En la misión no hay fronteras
Son más de cincuenta, pero a la casa de formación diocesana llegamos unas veinticinco personas de todas las edades, carismas, estilos y pelajes. Uno de ellos el obispo de Alto Solimoes, Adolfo Zon, que es misionero javeriano. Parte importante del encuentro es conocerse, convivir y compartir experiencias, vicisitudes y caminho misionero saltando barreras idiomáticas (una mayoría es brasilera) y generacionales, sumando mentalidades, criterios y sueños. Echo de menos estos espacios, que en España sí tenía, así que aproveché mucho la oportunidad.
Normalmente, los análisis de la realidad suelen aventar bastantes quejas y lamentos, puesto que la situación social, económica y ecológica de esta zona está salpicada de graves problemas en los que todos nos vemos envueltos de alguna manera. Pero superada esta fase (que es como la primera avalancha hacia la mesa en la comida de un día de campo, voraz y decidida), un ramillete de textos del Evangelio y de Laudato Si nos ayudaron a enfocar la mirada trocando las dificultades en retos y poniendo en juego los activos de la esperanza.

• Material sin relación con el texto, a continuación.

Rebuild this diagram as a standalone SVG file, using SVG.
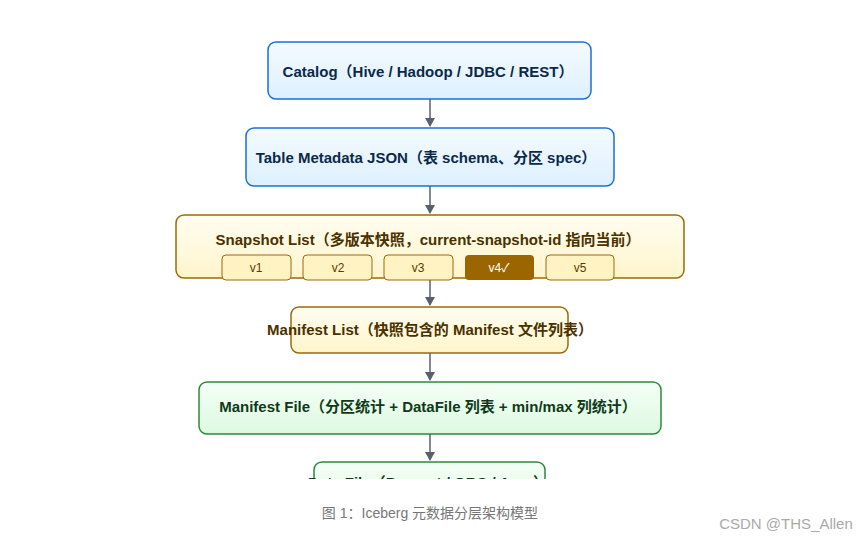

Las reuniones de grupo, los plenarios, las intervenciones estuvieron sembradas de compromiso con los indígenas, lucha por la defensa de la naturaleza amazónica frente al acecho de los megaproyectos, cuestionamientos en torno a salir de la propia zona de confort, la inculturación, la fidelidad creativa a los carismas, la conciencia de la propia debilidad y al mismo tiempo de participar de la misión de Dios, no la nuestra. Siempre en un clima de entusiasmo a pesar de todo, sintiendo como un privilegio estar en esta hermosa selva y poder seguir a Jesús como misioneros sirviendo a esta gente, especialmente los más abandonados.
“¿Cuál es nuestra misión?”. Buena pregunta. ¿Cómo responder a los desafíos de nuestra triple frontera? ¿Qué significa tomar realmente en serio la inculturación, como proceso personal y pastoral que comienza por renunciar a la inercia de implantar esquemas, tradiciones y formas de religiosidad occidentales que los misioneros traemos de serie? ¿Qué pasos dar para ayudar a que vaya surgiendo una iglesia con verdadero rostro amazónico? Fueron preguntas que sobrevolaron el grupo y, aunque por supuesto no encontraron respuestas acabadas, fecundaron planteamientos y desataron pistas que iluminaron y enriquecieron.
Muy presentes estuvieron el próximo sínodo panamazónico como horizonte ilusionante, y también la REPAM como inspiración y modo nuevo de ser iglesia en esta región del planeta. El jesuita Alfredo Ferro, con sus aportaciones atinadas y clarificadoras, colaboró en centrar y dar perspectiva de conjunto al amplio abanico de temas que fueron desfilando. Se trataba también de concretar algunas acciones que pudieran surgir de esta sinergia amazónica, y salieron iniciativas de coordinación en el trabajo con los jóvenes y de formación permanente con el apoyo de la Universidad Javeriana de Bogotá.
Dos religiosas jóvenes especiales había entre nosotros: una postulante ticuna y una juniora cocama. Durante la Eucaristía final, una de ellas manejaba el proyector y la otra tocaba la guitarra. Imaginaba su andadura vocacional mientras Monseñor Adolfo comentaba aquel evangelio de “el que no renuncia a todas su cosas no puede ser discípulo mío” (Mt 14, 33). “Estas liberaciones y desapegos no son un fin en sí mismos – decía en su portugués aliñado de gallego-, solo tienen sentido en función de la misión, para que estemos totalmente disponibles para realizar la misión de Dios”. Esto se quedó meciéndose en mi mente, como un bote amarrado a la balsa en la noche. Libre… para la misión; porque el centro es la gente, los indígenas, la Amazonía, esta vida preciosa y compleja que cada día rebosa abundancia y adonde he venido a dar con mis huesos.